EXERCISE REQUIREMENTS =>
Copy everything in the listing below word for word, apart from any images.

DATA EXTRACT =>
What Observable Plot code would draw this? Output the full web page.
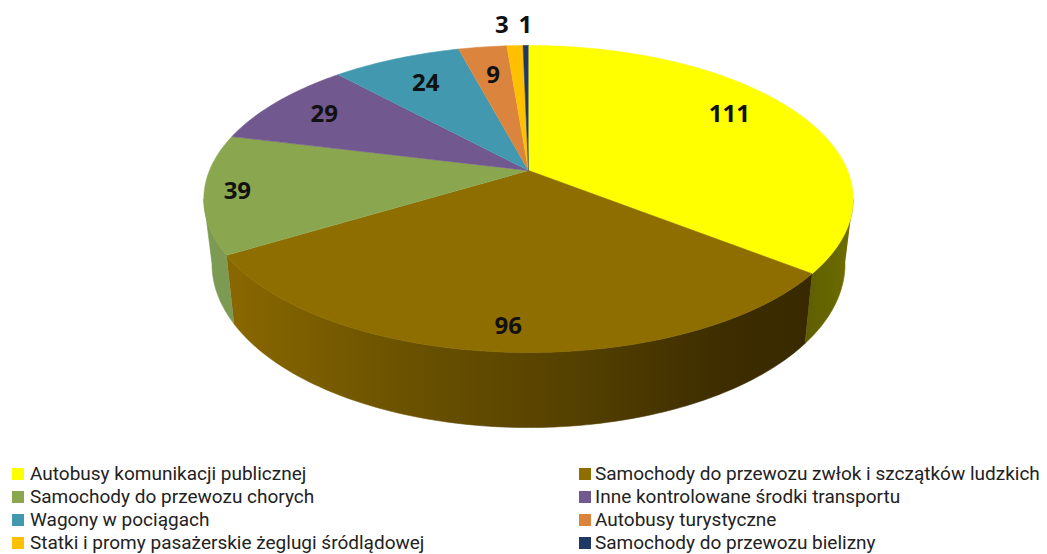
<!DOCTYPE html>
<html><head><meta charset="utf-8">
<script src="https://cdn.jsdelivr.net/npm/d3@7"></script>
<script src="https://cdn.jsdelivr.net/npm/@observablehq/plot@0.6"></script>
<style>
html,body{margin:0;padding:0;background:#fff;width:1047px;height:554px;overflow:hidden}
svg{display:block}
#legend{display:grid;grid-template-columns:567px 468px;margin-left:12px;margin-top:0;grid-auto-rows:23px;font:19px Roboto,sans-serif;color:#222;white-space:nowrap}
#legend div{display:flex;align-items:center;line-height:23px}
#legend i{display:inline-block;width:12px;height:12px;margin-right:6px;flex:none}
#legend div:nth-child(even) i{margin-right:4px}
</style></head><body>
<div id="chart"></div><div id="legend"></div>
<script>
const categories = ["Autobusy komunikacji publicznej","Samochody do przewozu zwłok i szczątków ludzkich","Samochody do przewozu chorych","Inne kontrolowane środki transportu","Wagony w pociągach","Autobusy turystyczne","Statki i promy pasażerskie żeglugi śródlądowej","Samochody do przewozu bielizny"];
const values = [111,96,39,29,24,9,3,1];
const topColors = ["#FFFF00","#8F6E00","#8AA64E","#71588F","#4198AF","#DB843D","#FFC000","#1F3864"];
const sideColors = ["url(#sideYellow)","url(#sideBrown)","#7C9A52","#5f4a78","#37819a","#b96f33","#d9a300","#1a2f55"];
const labelReach = [0.79,0.88,0.90,0.80,0.75,0.74,1.20,1.20];
const labelTurn = [-5,0,0,0,0,0,-2,0];

const W = 1047, H = 462;
// perspective ellipse of the pie's top and bottom faces
const k = 0.1857;
const top3d = (deg, r = 1) => {
  const a = deg * Math.PI / 180, X = r * Math.sin(a), Y = r * Math.cos(a), d = 1 + k * Y;
  return [528 + 319 * X / d, 170 - 148.2 * Y / d];
};
const low3d = (deg) => {
  const a = deg * Math.PI / 180, X = Math.sin(a), Y = Math.cos(a), d = 1 + k * Y;
  return [528 + 311 * X / d, 233 - 158 * Y / d];
};
const total = d3.sum(values);
let cum = 0;
const slices = values.map((v, i) => {
  const a0 = cum / total * 360; cum += v;
  return {i, v, a0, a1: cum / total * 360, mid: (a0 + cum / total * 360) / 2};
});
const span = (a, b) => {
  const n = Math.max(1, Math.ceil(b - a)), o = [];
  for (let j = 0; j <= n; j++) o.push(a + (b - a) * j / n);
  return o;
};
const topPts = [], sidePts = [];
for (const s of slices) {
  const c = topColors[s.i];
  topPts.push({z: s.i, c, x: 528, y: 170});
  for (const t of span(s.a0, s.a1)) { const [x, y] = top3d(t); topPts.push({z: s.i, c, x, y}); }
  const a = Math.max(s.a0, 100.7), b = Math.min(s.a1, 259.3);
  if (b > a) {
    const c2 = sideColors[s.i], ts = span(a, b);
    for (const t of ts) { const [x, y] = top3d(t); sidePts.push({z: s.i, c: c2, x, y}); }
    for (const t of ts.slice().reverse()) { const [x, y] = low3d(t); sidePts.push({z: s.i, c: c2, x, y}); }
  }
}
const labelData = slices.map(s => {
  const [x, y] = top3d(s.mid + labelTurn[s.i], labelReach[s.i]);
  return {x, y, t: String(s.v)};
});
const defs = () => {
  const n = document.createElementNS("http://www.w3.org/2000/svg", "g");
  n.innerHTML = `<defs>
  <linearGradient id="sideBrown" x1="0" x2="1" y1="0" y2="0">
    <stop offset="0" stop-color="#8a6800"/><stop offset="0.3" stop-color="#6b5200"/>
    <stop offset="0.6" stop-color="#544000"/><stop offset="0.85" stop-color="#3d2d00"/><stop offset="1" stop-color="#382900"/>
  </linearGradient>
  <linearGradient id="sideYellow" x1="0" x2="1" y1="0" y2="0">
    <stop offset="0" stop-color="#5e5e00"/><stop offset="1" stop-color="#6e6e00"/>
  </linearGradient></defs>`;
  return n;
};
const poly = (data) => Plot.line(data, {x: "x", y: "y", z: "z", fill: "c", stroke: "c", strokeWidth: 0.6, curve: "linear"});
const chart = Plot.plot({
  width: W, height: H, margin: 0,
  x: {domain: [0, W], range: [0, W], axis: null},
  y: {domain: [0, H], range: [0, H], axis: null},
  color: {type: "identity"},
  marks: [
    defs,
    poly(sidePts),
    poly(topPts),
    Plot.text(labelData, {x: "x", y: "y", text: "t", fontSize: 24, fontWeight: 700, fontFamily: "Open Sans", fill: "#111"})
  ]
});
document.getElementById("chart").append(chart);
const lg = document.getElementById("legend");
categories.forEach((c, i) => {
  const d = document.createElement("div");
  const sw = document.createElement("i"); sw.style.background = topColors[i];
  d.append(sw, document.createTextNode(c));
  lg.append(d);
});
</script>
</body></html>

COMPLETE ANSWER =>
What Observable Plot code would draw this? Output the full web page.
<!DOCTYPE html>
<html><head><meta charset="utf-8">
<script src="https://cdn.jsdelivr.net/npm/d3@7"></script>
<script src="https://cdn.jsdelivr.net/npm/@observablehq/plot@0.6"></script>
<style>
html,body{margin:0;padding:0;background:#fff;width:1047px;height:554px;overflow:hidden}
svg{display:block}
#legend{display:grid;grid-template-columns:567px 468px;margin-left:12px;margin-top:0;grid-auto-rows:23px;font:19px Roboto,sans-serif;color:#222;white-space:nowrap}
#legend div{display:flex;align-items:center;line-height:23px}
#legend i{display:inline-block;width:12px;height:12px;margin-right:6px;flex:none}
#legend div:nth-child(even) i{margin-right:4px}
</style></head><body>
<div id="chart"></div><div id="legend"></div>
<script>
const categories = ["Autobusy komunikacji publicznej","Samochody do przewozu zwłok i szczątków ludzkich","Samochody do przewozu chorych","Inne kontrolowane środki transportu","Wagony w pociągach","Autobusy turystyczne","Statki i promy pasażerskie żeglugi śródlądowej","Samochody do przewozu bielizny"];
const values = [111,96,39,29,24,9,3,1];
const topColors = ["#FFFF00","#8F6E00","#8AA64E","#71588F","#4198AF","#DB843D","#FFC000","#1F3864"];
const sideColors = ["url(#sideYellow)","url(#sideBrown)","#7C9A52","#5f4a78","#37819a","#b96f33","#d9a300","#1a2f55"];
const labelReach = [0.79,0.88,0.90,0.80,0.75,0.74,1.20,1.20];
const labelTurn = [-5,0,0,0,0,0,-2,0];

const W = 1047, H = 462;
// perspective ellipse of the pie's top and bottom faces
const k = 0.1857;
const top3d = (deg, r = 1) => {
  const a = deg * Math.PI / 180, X = r * Math.sin(a), Y = r * Math.cos(a), d = 1 + k * Y;
  return [528 + 319 * X / d, 170 - 148.2 * Y / d];
};
const low3d = (deg) => {
  const a = deg * Math.PI / 180, X = Math.sin(a), Y = Math.cos(a), d = 1 + k * Y;
  return [528 + 311 * X / d, 233 - 158 * Y / d];
};
const total = d3.sum(values);
let cum = 0;
const slices = values.map((v, i) => {
  const a0 = cum / total * 360; cum += v;
  return {i, v, a0, a1: cum / total * 360, mid: (a0 + cum / total * 360) / 2};
});
const span = (a, b) => {
  const n = Math.max(1, Math.ceil(b - a)), o = [];
  for (let j = 0; j <= n; j++) o.push(a + (b - a) * j / n);
  return o;
};
const topPts = [], sidePts = [];
for (const s of slices) {
  const c = topColors[s.i];
  topPts.push({z: s.i, c, x: 528, y: 170});
  for (const t of span(s.a0, s.a1)) { const [x, y] = top3d(t); topPts.push({z: s.i, c, x, y}); }
  const a = Math.max(s.a0, 100.7), b = Math.min(s.a1, 259.3);
  if (b > a) {
    const c2 = sideColors[s.i], ts = span(a, b);
    for (const t of ts) { const [x, y] = top3d(t); sidePts.push({z: s.i, c: c2, x, y}); }
    for (const t of ts.slice().reverse()) { const [x, y] = low3d(t); sidePts.push({z: s.i, c: c2, x, y}); }
  }
}
const labelData = slices.map(s => {
  const [x, y] = top3d(s.mid + labelTurn[s.i], labelReach[s.i]);
  return {x, y, t: String(s.v)};
});
const defs = () => {
  const n = document.createElementNS("http://www.w3.org/2000/svg", "g");
  n.innerHTML = `<defs>
  <linearGradient id="sideBrown" x1="0" x2="1" y1="0" y2="0">
    <stop offset="0" stop-color="#8a6800"/><stop offset="0.3" stop-color="#6b5200"/>
    <stop offset="0.6" stop-color="#544000"/><stop offset="0.85" stop-color="#3d2d00"/><stop offset="1" stop-color="#382900"/>
  </linearGradient>
  <linearGradient id="sideYellow" x1="0" x2="1" y1="0" y2="0">
    <stop offset="0" stop-color="#5e5e00"/><stop offset="1" stop-color="#6e6e00"/>
  </linearGradient></defs>`;
  return n;
};
const poly = (data) => Plot.line(data, {x: "x", y: "y", z: "z", fill: "c", stroke: "c", strokeWidth: 0.6, curve: "linear"});
const chart = Plot.plot({
  width: W, height: H, margin: 0,
  x: {domain: [0, W], range: [0, W], axis: null},
  y: {domain: [0, H], range: [0, H], axis: null},
  color: {type: "identity"},
  marks: [
    defs,
    poly(sidePts),
    poly(topPts),
    Plot.text(labelData, {x: "x", y: "y", text: "t", fontSize: 24, fontWeight: 700, fontFamily: "Open Sans", fill: "#111"})
  ]
});
document.getElementById("chart").append(chart);
const lg = document.getElementById("legend");
categories.forEach((c, i) => {
  const d = document.createElement("div");
  const sw = document.createElement("i"); sw.style.background = topColors[i];
  d.append(sw, document.createTextNode(c));
  lg.append(d);
});
</script>
</body></html>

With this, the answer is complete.